Ver. 27. Equally. Those who had been in battle, had about a 50th part more than the rest. They gave the first-fruits to the priests, while those in the camp presented theirs to the Levites. Other rules were afterwards observed. See 1 K. xxx. 24. 2 Mac. viii. 28. The Rabbins assign the greatest share to the king, (Seld. Jur. vi. 16,) and Homer gives the largest portion to the general; after which the rest was equally divided, and even the absent partook. The gods were not forgotten. So also among the Hebrews, Syrians, &c. the general make an equal division. David assigns a part of the booty for sacred uses, 1 Par. xxvi. 26. See Ex. xv. 9. C.

Ver. 32. Spoil. Heb. “the remains of the spoil,” which had not been consumed by the 12,000. C.

Ver. 41. Fruits. Heb. “a heave-offering to,” &c. v. 29.

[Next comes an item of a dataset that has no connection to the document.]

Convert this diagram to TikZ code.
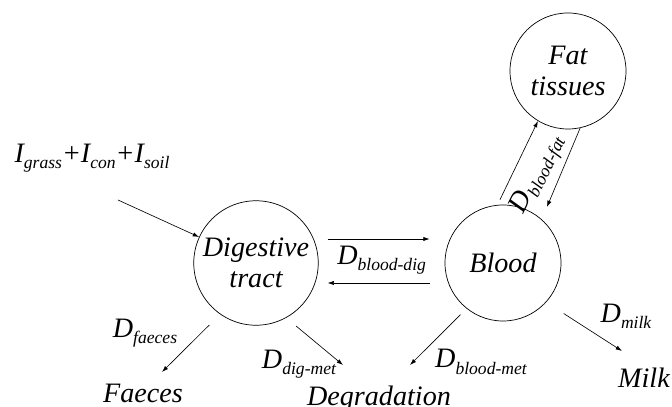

Ver. 49. Wanting. Sept. “all were unanimous,” (Origen,) and “all answered to their names.” Thus God was pleased to shew, that his Providence had directed the battle. H.

Ver. 50. Garters. Sept. “bracelets,” put on the arm, 2 K. i. 10. Sometimes the Eastern nations wore large precious rings on their legs. — Tablets. Heb. tsamid, an ornament of the hand. Gen. xxiv. 22. The armill√¶, or virili√¶, were worn by men near the shoulder. — Bracelets, (dextralia) for the right hand. Eccli. xxi. 14. Heb. hagil, means an ear-ring, Ezec. xvi. 12. — Chains of gold and silver interlaced, worn round the neck. S. Jerom, ep. ad Marcel. The Madianites went to battle in their richest attire, (Judg. vi. 21,) as did also the Persians; (Bellon. 2,) and the Turks do so still, (C.) being descended from Ismael, the half brother of Madian, who both settled in Arabia. H.

Ver. 50. His own. Gold, and such ornaments as might easily be concealed by the soldiers, where not required to be brought to the common stock to be equally divided. C. — There were 840,000 head of living creatures, including the 32,000 virgins, which were distributed. The gold, which was voluntarily presented to the Lord, amounted to above five talents. Salien. B.C. 1470. — The princes made a voluntary offering of their gold, but the common soldiers retained what each man had gotten. D.